For comparison, at 180 teraflops per TPU (assumption: at fp32) this is equivalent to offering a cluster with 15,000 Titax Xp GPUs (1200$ per GPU = 18 Million $ worth of compute power).
If TPU teraflops are reported at fp16, then the number would be half.
(Also 'up to 180 TFLOPs' is a bit misleading. As I read in some benchmarking posts by Google as well as by nVidida, a TPU is much faster than a GPU for doing inference, but they haven't released any data on training performance, the real bottleneck IMO).
Also, I suspect the more relevant number is the "Tensor" ops that Nvidia recently reported for Volta at 120 TFLOPS [1], which would be relative to Google's TPU a "mere" 1.5x speed up. Of course, this is pure speculation on my part.
From my read of that Volta picture (here's a close-up glamour shot of the V100 module: https://devblogs.nvidia.com/parallelforall/wp-content/upload... ), that's just the chip module itself. Note how none of the interconnect hardware is present?

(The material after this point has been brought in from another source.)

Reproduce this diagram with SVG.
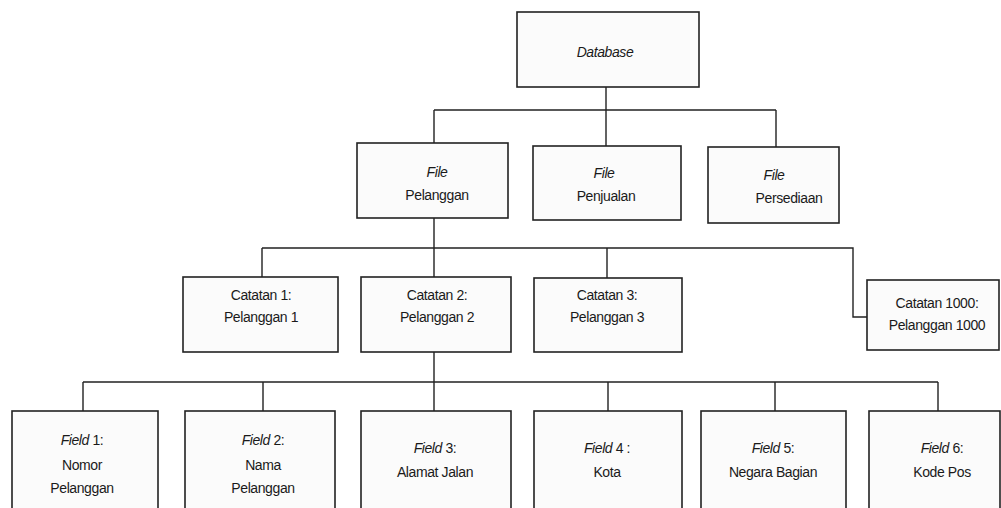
<svg xmlns="http://www.w3.org/2000/svg" width="1001" height="508" viewBox="0 0 1001 508">
<style>
.box{fill:#fbfbfb;stroke:#222;stroke-width:1.6}
.c{fill:none;stroke:#222;stroke-width:1.4}
text{font-family:"Liberation Sans Narrow","Liberation Sans",Arial,sans-serif;font-size:14px;letter-spacing:-0.4px;fill:#1a1a1a;text-anchor:middle}
.i{font-style:italic}
</style>
<rect width="1001" height="508" fill="#ffffff"/>
<g id="connectors">
<path class="c" d="M606 87V110M434 110H776M434 110V143M606 110V146M776 110V147"/>
<path class="c" d="M434 218V248M262 248H853V317H867M262 248V277M434 248V277M607 248V278"/>
<path class="c" d="M434 352V382M83 382H938M83 382V411M263 382V411M434 382V411M608 382V411M775 382V411M938 382V411"/>
</g>
<g id="database"><rect class="box" x="517" y="12" width="182" height="75"/><text class="i" x="605" y="57">Database</text></g>
<g id="file-pelanggan"><rect class="box" x="357" y="143" width="151" height="75"/><text class="i" x="437" y="177">File</text><text x="437" y="200">Pelanggan</text></g>
<g id="file-penjualan"><rect class="box" x="533" y="146" width="148" height="74"/><text class="i" x="604" y="178">File</text><text x="606" y="201">Penjualan</text></g>
<g id="file-persediaan"><rect class="box" x="708" y="147" width="131" height="76"/><text class="i" x="774" y="180">File</text><text x="789" y="203">Persediaan</text></g>
<g id="catatan-1"><rect class="box" x="183" y="277" width="155" height="75"/><text x="261" y="300">Catatan 1:</text><text x="261" y="322">Pelanggan 1</text></g>
<g id="catatan-2"><rect class="box" x="361" y="277" width="150" height="75"/><text x="437" y="300">Catatan 2:</text><text x="437" y="322">Pelanggan 2</text></g>
<g id="catatan-3"><rect class="box" x="534" y="278" width="148" height="74"/><text x="607" y="300">Catatan 3:</text><text x="607" y="322">Pelanggan 3</text></g>
<g id="catatan-1000"><rect class="box" x="867" y="280" width="132" height="70"/><text x="937" y="308">Catatan 1000:</text><text x="937" y="330">Pelanggan 1000</text></g>
<g id="field-1"><rect class="box" x="12" y="411" width="146" height="100"/><text x="82" y="445"><tspan class="i">Field</tspan> 1:</text><text x="82" y="470">Nomor</text><text x="82" y="493">Pelanggan</text></g>
<g id="field-2"><rect class="box" x="185" y="411" width="150" height="100"/><text x="263" y="445"><tspan class="i">Field</tspan> 2:</text><text x="263" y="470">Nama</text><text x="263" y="493">Pelanggan</text></g>
<g id="field-3"><rect class="box" x="361" y="411" width="150" height="100"/><text x="435" y="453"><tspan class="i">Field</tspan> 3:</text><text x="435" y="477">Alamat Jalan</text></g>
<g id="field-4"><rect class="box" x="534" y="411" width="148" height="100"/><text x="607" y="453"><tspan class="i">Field</tspan> 4 :</text><text x="607" y="477">Kota</text></g>
<g id="field-5"><rect class="box" x="701" y="411" width="145" height="100"/><text x="773" y="453"><tspan class="i">Field</tspan> 5:</text><text x="773" y="477">Negara Bagian</text></g>
<g id="field-6"><rect class="box" x="869" y="411" width="131" height="100"/><text x="942" y="453"><tspan class="i">Field</tspan> 6:</text><text x="942" y="477">Kode Pos</text></g>
</svg>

The V100 supports NVLink just like the P100. When you actually assemble that chip module onto a board, it looks more like this:
The interconnect hardware is present on the dgx-1 board.

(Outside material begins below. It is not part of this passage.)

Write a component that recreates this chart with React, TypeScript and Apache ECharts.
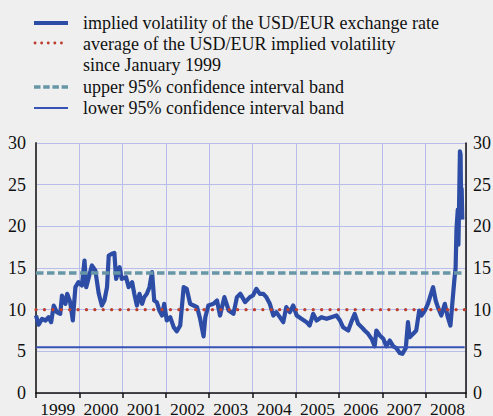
import React, { useEffect, useRef } from "react";
import * as echarts from "echarts";

// Decimal years of the readings and implied volatility (%)
const years = [
  1999.0, 1999.06, 1999.14, 1999.22, 1999.29, 1999.35, 1999.41, 1999.48, 1999.56, 1999.6,
  1999.68, 1999.72, 1999.79, 1999.85, 1999.91, 1999.98, 2000.06, 2000.12, 2000.16, 2000.22,
  2000.29, 2000.37, 2000.45, 2000.52, 2000.58, 2000.64, 2000.68, 2000.75, 2000.81, 2000.85,
  2000.93, 2000.98, 2001.08, 2001.14, 2001.22, 2001.27, 2001.33, 2001.39, 2001.45, 2001.5,
  2001.56, 2001.62, 2001.68, 2001.73, 2001.79, 2001.85, 2001.91, 2001.96, 2002.02, 2002.1,
  2002.18, 2002.25, 2002.33, 2002.41, 2002.48, 2002.56, 2002.64, 2002.72, 2002.79, 2002.87,
  2002.91, 2002.98, 2003.1, 2003.18, 2003.25, 2003.35, 2003.45, 2003.56, 2003.64, 2003.72,
  2003.83, 2003.94, 2004.01, 2004.09, 2004.17, 2004.25, 2004.32, 2004.4, 2004.48, 2004.55,
  2004.63, 2004.71, 2004.78, 2004.86, 2004.94, 2005.02, 2005.13, 2005.25, 2005.32, 2005.4,
  2005.48, 2005.59, 2005.71, 2005.82, 2005.94, 2006.02, 2006.09, 2006.21, 2006.28, 2006.36,
  2006.44, 2006.52, 2006.59, 2006.67, 2006.75, 2006.82, 2006.86, 2006.94, 2007.02, 2007.09,
  2007.17, 2007.25, 2007.32, 2007.4, 2007.46, 2007.54, 2007.59, 2007.63, 2007.71, 2007.78,
  2007.85, 2007.9, 2007.98, 2008.05, 2008.17, 2008.23, 2008.28, 2008.36, 2008.44, 2008.51,
  2008.57, 2008.61, 2008.66, 2008.69, 2008.71, 2008.74, 2008.755, 2008.77, 2008.79, 2008.805,
  2008.82, 2008.83, 2008.845,
];
const vol = [
  9.3, 8.2, 8.9, 8.7, 9.1, 8.5, 10.5, 9.7, 9.5, 11.7,
  10.7, 11.9, 10.9, 8.7, 12.7, 13.3, 12.9, 15.9, 12.7, 13.9,
  15.3, 14.7, 11.9, 10.5, 11.1, 12.7, 16.5, 16.7, 16.8, 13.7,
  15.1, 13.7, 13.9, 12.7, 13.3, 11.9, 10.5, 11.9, 10.7, 11.5,
  11.9, 12.7, 14.5, 11.1, 10.9, 9.9, 9.3, 10.7, 8.7, 9.1,
  7.9, 7.4, 8.1, 12.7, 12.5, 10.7, 10.5, 10.3, 8.9, 6.8,
  9.1, 10.5, 10.7, 11.1, 9.3, 11.5, 9.9, 9.5, 11.5, 11.9,
  10.9, 11.5, 11.7, 12.5, 11.9, 11.9, 11.5, 10.7, 9.3, 9.7,
  9.1, 8.5, 10.3, 9.7, 10.5, 9.3, 8.9, 8.5, 8.1, 9.5,
  8.7, 9.1, 8.9, 9.1, 9.3, 8.7, 7.9, 7.5, 8.5, 9.5,
  8.3, 7.9, 7.5, 7.1, 6.5, 5.6, 7.5, 6.9, 6.5, 5.6,
  6.3, 5.6, 5.4, 4.8, 4.7, 5.4, 8.5, 6.7, 7.1, 7.5,
  9.9, 9.3, 9.9, 10.7, 12.7, 11.1, 10.3, 9.3, 10.7, 9.1,
  8.1, 10.5, 13.5, 15.0, 19.6, 22.0, 17.8, 22.5, 29.0, 28.6,
  22.0, 24.5, 20.8,
];

const avgLevel = 10.0;
const upperBand = 14.4;
const lowerBand = 5.5;
const bandSpan = [1999, 2008.9];

const xMin = 1999;
const xMax = 2008.93;
const yMax = 30;
const yStep = 5;

const legendLabels = [
  "implied volatility of the USD/EUR exchange rate",
  "average of the USD/EUR implied volatility",
  "since January 1999",
  "upper 95% confidence interval band",
  "lower 95% confidence interval band",
];

const MAIN = "#2c4ca6";
const RED = "#bd3f2e";
const TEAL = "#6797a6";
const LOWER = "#3853b6";
const GRID = "#b9bde9";
const FONT = "Times New Roman, Liberation Serif, Tinos, DejaVu Serif, serif";

export default function App() {
  const ref = useRef<HTMLDivElement>(null);
  useEffect(() => {
    const chart = echarts.init(ref.current!, null, { renderer: "svg" });
    const textEl = (text: string, y: number) => ({
      type: "text",
      x: 83,
      y,
      style: {
        text,
        fill: "#111",
        fontFamily: FONT,
        fontSize: 18,
        verticalAlign: "middle",
      },
    });
    chart.setOption({
      animation: false,
      backgroundColor: "#efefef",
      textStyle: { fontFamily: FONT },
      grid: {
        left: 36,
        right: 27,
        top: 143,
        bottom: 23,
        containLabel: false,
        outerBoundsMode: "none",
      },
      xAxis: [
        {
          type: "value",
          min: xMin,
          max: xMax,
          interval: 1,
          position: "bottom",
          axisLine: { show: true, onZero: false, lineStyle: { color: "#111", width: 1.5 } },
          axisTick: { show: true, length: 5, lineStyle: { color: "#111", width: 1.5 } },
          axisLabel: { show: false },
          splitLine: { show: true, lineStyle: { color: GRID, width: 1 } },
        },
        {
          type: "value",
          min: xMin,
          max: xMax,
          interval: 0.5,
          position: "bottom",
          axisLine: { show: false },
          axisTick: { show: false },
          splitLine: { show: false },
          axisLabel: {
            show: true,
            margin: 7,
            color: "#111",
            fontFamily: FONT,
            fontSize: 17.5,
            formatter: (v: number) =>
              Math.abs(v - Math.floor(v) - 0.5) < 0.01 ? String(Math.floor(v)) : "",
          },
        },
      ],
      yAxis: [
        {
          type: "value",
          min: 0,
          max: yMax,
          interval: yStep,
          position: "left",
          axisLine: { show: true, lineStyle: { color: "#444", width: 2 } },
          axisTick: { show: false },
          axisLabel: { margin: 10, color: "#111", fontFamily: FONT, fontSize: 18 },
          splitLine: { show: true, lineStyle: { color: GRID, width: 1 } },
        },
        {
          type: "value",
          min: 0,
          max: yMax,
          interval: yStep,
          position: "right",
          axisLine: { show: true, lineStyle: { color: "#111", width: 1.5 } },
          axisTick: { show: false },
          axisLabel: { margin: 7, color: "#111", fontFamily: FONT, fontSize: 18 },
          splitLine: { show: false },
        },
      ],
      series: [
        {
          type: "line",
          data: years.map((y, i) => [y, vol[i]]),
          showSymbol: false,
          symbol: "none",
          lineStyle: { color: MAIN, width: 4.2, join: "round" },
          z: 3,
        },
        {
          type: "line",
          data: bandSpan.map((x) => [x, lowerBand]),
          showSymbol: false,
          symbol: "none",
          lineStyle: { color: LOWER, width: 2 },
          z: 4,
        },
        {
          type: "line",
          data: bandSpan.map((x) => [x, avgLevel]),
          showSymbol: false,
          symbol: "none",
          lineStyle: { color: RED, width: 3.2, type: [0.1, 8.3], cap: "round" },
          z: 4,
        },
        {
          type: "line",
          data: bandSpan.map((x) => [x, upperBand]),
          showSymbol: false,
          symbol: "none",
          lineStyle: { color: TEAL, width: 3.6, type: [7.5, 3.5] },
          z: 4,
        },
      ],
      graphic: [
        { type: "line", shape: { x1: 34, y1: 23, x2: 68, y2: 23 }, style: { stroke: MAIN, lineWidth: 4 } },
        {
          type: "line",
          shape: { x1: 35, y1: 43, x2: 68, y2: 43 },
          style: { stroke: RED, lineWidth: 2.8, lineDash: [0.1, 6.5], lineCap: "round" },
        },
        {
          type: "line",
          shape: { x1: 34, y1: 87, x2: 68, y2: 87 },
          style: { stroke: TEAL, lineWidth: 3.5, lineDash: [6.5, 2.7] },
        },
        { type: "line", shape: { x1: 34, y1: 108, x2: 68, y2: 108 }, style: { stroke: LOWER, lineWidth: 2 } },
        textEl(legendLabels[0], 23),
        textEl(legendLabels[1], 44),
        textEl(legendLabels[2], 65),
        textEl(legendLabels[3], 87),
        textEl(legendLabels[4], 108),
      ],
    });
    return () => chart.dispose();
  }, []);
  return (
    <div
      ref={ref}
      style={{ position: "absolute", left: 0, top: 0, width: 493, height: 416 }}
    />
  );
}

The point of my previous comment is that it doesn't make sense to compare an entire TPU module (containing 4x TPUs) to a V100 board.
The closest comparison to a TPU module (with 4x TPUs) would be a dgx-1 board, which contains the nvlink bus that you mention, but also contains 8x V100 boards, hence why in my previous post I said you should compare the compute performance of a Volta DGX-1 (8x V100s) to 2 TPU modules (8x TPUs).

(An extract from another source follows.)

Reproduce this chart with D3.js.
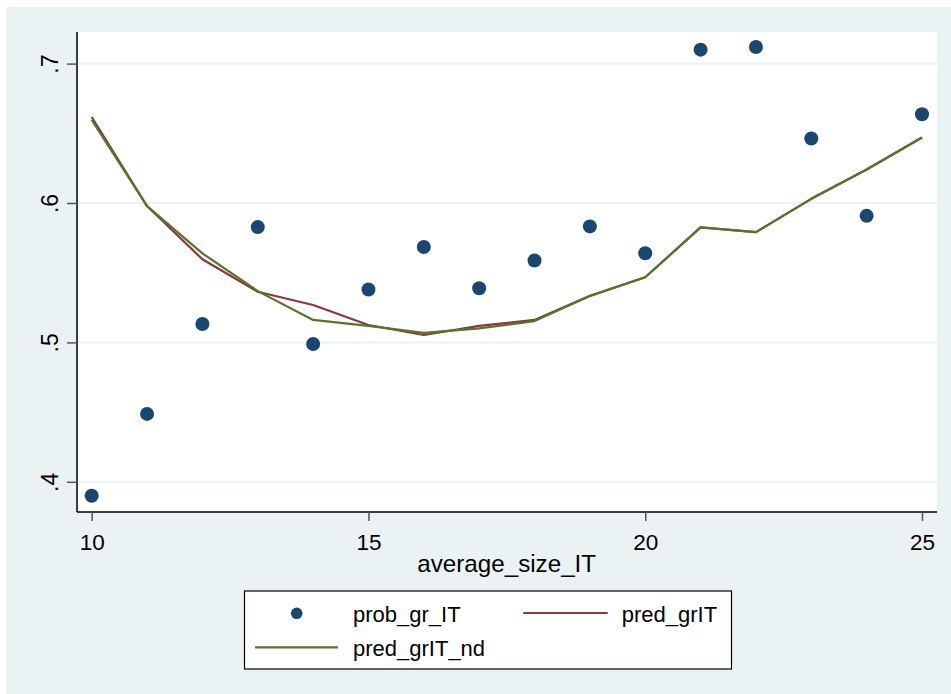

At the end of the day, it is simple, in a given area of space, you can get more compute performance from provisioning that area with V100s (in the form of using dgx-1s) versus provisioning it with TPUs (in the form of using TPU modules).
> Density is a very important factor in datacenter design.
That's true if you're putting the chips in your own data center, because density affects TCO.
But assuming that Google does not sell TPU hardware, this isn't an important metric to anyone other than Google. The question that is important is, what does the shape of the curve plotting "dollars spent" versus "time spent waiting for my model to train" look like?
The shape of that curve is affected by TCO, and TCO is certainly affected by density. But there's a lot more to it than that.
The previous TPU was aimed at inference. The Cloud TPUs do training. But you're right - I haven't seen any publications about training performance yet. But they'll be available in cloud (currently in alpha), and once they go GA, I'd expect to see a raft of benchmarks by third parties. I can't wait. :)
Well, then MS Azure, Amazon AWS have their own clusters offering way more than $18 million worth of compute power (I'm sure they also provide it for research purposes worth in the millions).
But not to a single client.
Similarly, Google is not offering a 1000 TPU cluster to each client.
Question for any Google Cloud folks hanging out here: Is it possible to use Cloud TPUs without using TensorFlow? Is there a more low level library/API to run instructions on TPUs so other frameworks can work with TPUs?
From the slides, it looks like the next layer under tensorflow is calles StreamExecutor API. Googling for that turns up this, among other things: https://github.com/henline/streamexecutordoc
I might be naive to think this, but are Google Cloud services making money simply through the fees you pay or does Google also have an interest in the data generated by and passing through its services? If the latter, what data do they collect and how do they profit?
Just the former. Cloud is about having paying customers and keeping them happy. In general (IANAL, IANA..anything), cloud customer data is sacrosanct, and Google builds very strong walls keeping that stuff isolated.
As far as I've heard, the hopes for Cloud TPUs in general are that people will think it's an amazing service worth paying for.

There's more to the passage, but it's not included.